Note: please submit this assignment as a3-t.

In this assignment, we will experiment with a standard backpropagation example, the auto-encoder.

See our Computing Resources page for information about downloading the Tlearn software for use at home, or the Instructional Computing Tlearn help page for how to use tlearn in the Soda clusters.
Refer to R7 in your reader (Plunkett and Elman: Ch. 1 and Appendix B) for general instructions on how to run Tlearn.


The Auto-Encoder

The basic idea of this assignment is very simple: get tlearn to produce output that is as close as possible to its input. As is conventional, we will restrict ourselves to binary strings. The catch is that the network will have a hidden layer that is significantly smaller than the input and output layers.

The basic case will have 4 binary input units, 2 hidden units and 4 output units. This is called the 4-2-4 encoder. Only one input unit will be "on" (set to 1) at a time. We want the network to learn weights that will cause the corresponding output unit to turn on.

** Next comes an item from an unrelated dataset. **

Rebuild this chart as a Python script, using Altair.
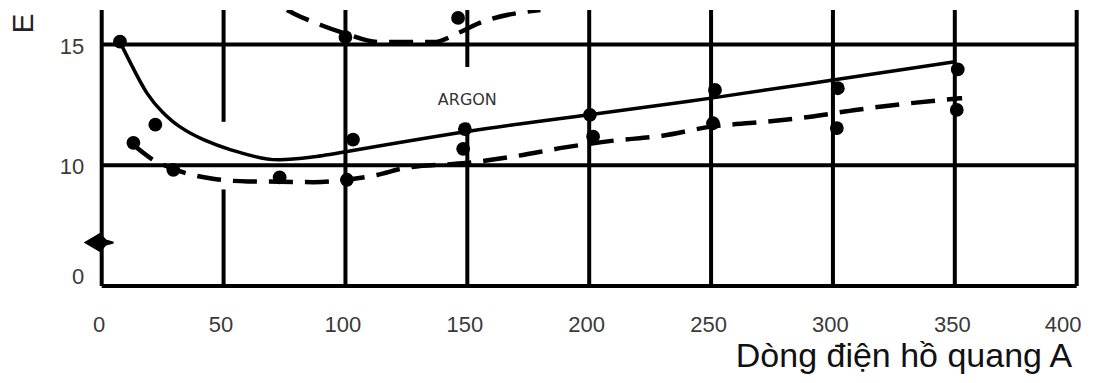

We can envision the network as doing a kind of compact encoding. For example, if some language had only 4 phonemes, the auditory system could get by with just 2 fibers for transmitting one phoneme at a time. More realistically, a phoneme from a language with 64 phonemes could be transmitted by just 6 nerve fibers from one brain region to another. One could imagine a complex neural structure that computed which phoneme was most likely at each moment and another complex structure that made use of phonemes to make up words. Since each phoneme has different uses, we would need a separate unit for each one at the receiving end, but the transmission could be done more compactly using the idea above.

The assignment is to experiment with how well backpropagation learning can do at finding weights that will produce a good encoding.


Problem 1
The first part of this assignment is to analyze how the system does on the 4-2-4 encoder problem. Start tlearn as in Assignment 2 and create a project file for the 4-2-4 encoder problem. Then experiment with different values for the learning rate and momentum. (We suggest using random initialization and sampling.) Problem 2
Now expand the task to solve the 8-3-8 encoder problem. Problem 3
Finally, try tlearn on the 9-3-9 encoder problem. Problem 4
Tlearn uses the backpropagation algorithm that we studied in class. The goal of this problem is to produce in a hand simulation of one step in the learning of the 4-2-4 encoder. The assigned reading has further discussion as well as numerical values that may be of use.